De medeverdachte [medeverdachte 2] had op de datingsite [website] een account aangemaakt ten name van een meisje, genaamd [naam 1] . Hierbij waren (profiel)foto’s geplaatst van de medeverdachte [medeverdachte 1] (hierna: [medeverdachte 1] ). Nadat contact was gelegd via het account van ‘ [naam 1] ’ met de aangever, zijn er chats en telefoongesprekken geweest, waarin impliciet en expliciet werd gesproken over het hebben van seks tussen de aangever en ‘ [naam 1] ’. Hierbij had ‘ [naam 1] ’ op enig moment aan de aangever laten weten dat zij 15 jaar oud was. [medeverdachte 2] had deze berichten en informatie over de persoon van de aangever verzameld met de bedoeling hem te chanteren voor geld. Ongeveer een week vóór het betreffende incident, ontmoette [medeverdachte 1] , zich voordoende als [naam 1] , de aangever in Den Bosch. Vervolgens spraken ‘ [naam 1] ’ en de aangever af elkaar opnieuw te ontmoeten in een door de aangever gehuurd appartement via Airbnb om seks met elkaar te hebben.

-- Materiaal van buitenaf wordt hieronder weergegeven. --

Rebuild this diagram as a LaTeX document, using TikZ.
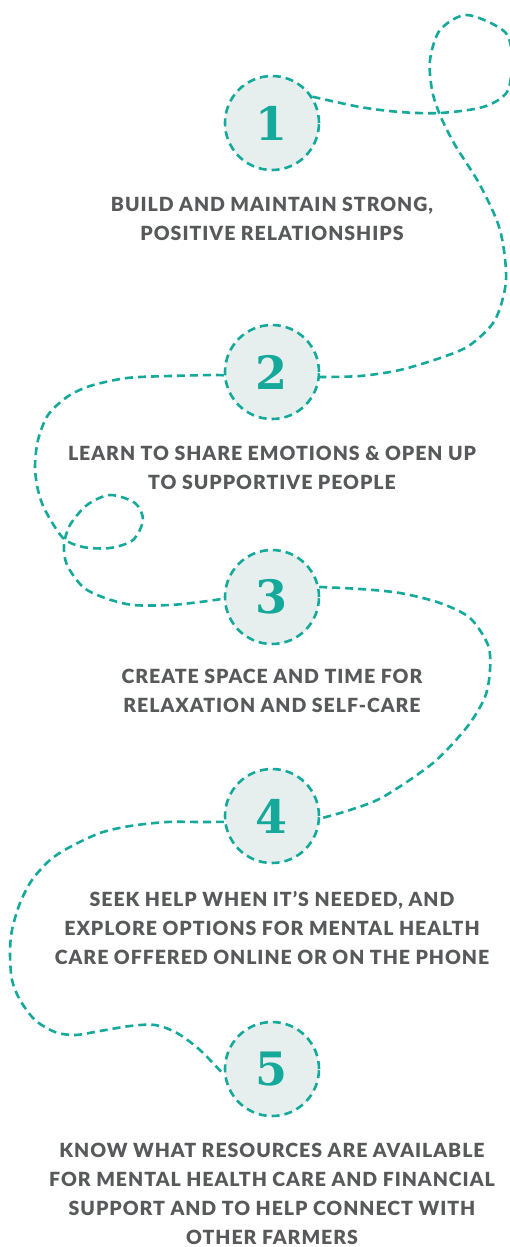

[medeverdachte 1] en de aangever kwamen op 14 juni 2020 aan in het Airbnb-appartement in [plaats 1] . [medeverdachte 2] en twee andere verdachten, onder andere medeverdachte [medeverdachte 3] , waren in de buurt. Vaststaat dat [medeverdachte 3] over een auto beschikte en dat hij de chauffeur is geweest die de verdachten van en naar de plaats delict heeft gebracht. De andere verdachte ging met [medeverdachte 2] het Airbnb-appartement binnen nadat [medeverdachte 1] de deur voor hen had geopend. [medeverdachte 2] , zich noemende ‘ [medeverdachte 2] ’, en de andere verdachte, zich noemende ‘ [naam 2] ’, toonden de in een map verzamelde belastende informatie over de aangever. Ze zeiden dat ze een deal wilden sluiten met de aangever maar die weigerde dat. Vervolgens werd er flink op aangever ingeslagen, onder andere met een vuurwapen, althans een daarop gelijkend voorwerp. Toen de aangever zag dat ‘ [naam 2] ’ een geluidsdemper op het pistool draaide, het wapen doorlaadde en op hem richtte en hoorde dat hij tegen hem zei ‘dit is je laatste kans’, besloot de aangever alsnog mee te werken. De aangever verstrekte zijn pinpas en -code, waarna [medeverdachte 1] met de pinpas vertrok om geld te pinnen. [medeverdachte 1] heeft tussen 17.09 uur en 17.11 uur vier maal gepind bij de Rabobank in [plaats 1] , in totaal voor € 1.000. Ook heeft zij tussen 17.32 uur en 17.34 uur drie maal gepind in Castricum, in totaal voor € 3.690. Na het pinnen haalden [medeverdachte 1] en [medeverdachte 3] [medeverdachte 2] en ‘ [naam 2] ’ met de auto op en vertrokken zij. Het buitgemaakte geld werd onder de verdachten verdeeld.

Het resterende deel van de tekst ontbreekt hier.